There are many aspects to this very important story, and some thoughtful conservative should take the time to elucidate them. All I can do today is point out the educational aspect of this change—What is the role of the imagination in education?—by comparing Disney’s Pinocchio (1940) with the new Disney+ movie directed by Robert Zemeckis, starring none other than America’s last lovable actor, Tom Hanks.
Pinocchio is a story about how children learn to become moral. The puppet is a metaphor not only for helplessness but also for the way children are made to do what they do by their parents—it points to our imitative nature, and much of the comedy depends on the awkwardness of the children, who are self-important without being self-aware in their imitation, and the foibles, to say no more, of the adults, who recognize their faults magnified in the small versions of themselves they have made, the focus of their love and life. The puppeteer Geppetto’s wish upon a star, to have a real boy, is every parent’s wish that their child turn out right.
Walt Disney’s contribution to Carlo Collodi’s original story, Jiminy Cricket, is a metaphor for conscience. Jiminy defines it by an old and trusty adage: “The still, small voice that people won’t listen to. That’s just the problem with the world today!” It’s not hard to know what’s right and wrong in many cases, indeed, but it’s hard to do it, it comes at a cost, and without certainty of reward. That problem of character, rather than of knowledge, might not be solvable. After all, our admiration of good character depends to some extent on our knowledge of its rarity!
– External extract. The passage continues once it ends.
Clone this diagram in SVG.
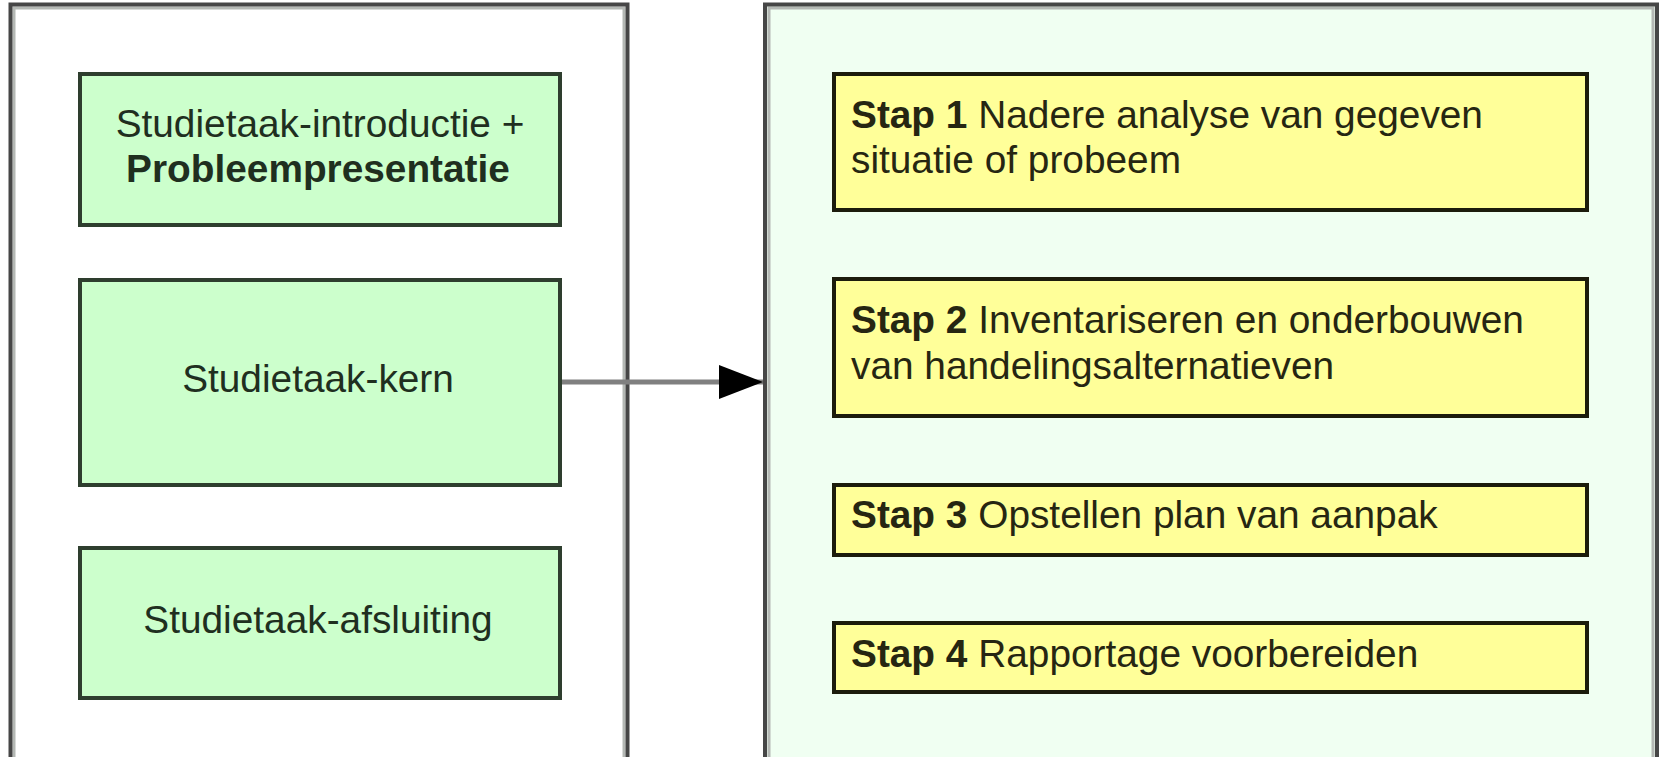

But in this moment when Jiminy introduces himself to Pinocchio, he gets so carried away with confidence in the power of morality that he leaves character behind, taking it for granted. Instead, he insists on the intellectual part of morality and quickly gets himself in trouble: “The world is full of temptations. They’re the wrong things that seem right at the time. But even though the right things may seem wrong sometimes, sometimes the wrong things may be right at the wrong time, or vice versa. Understand?”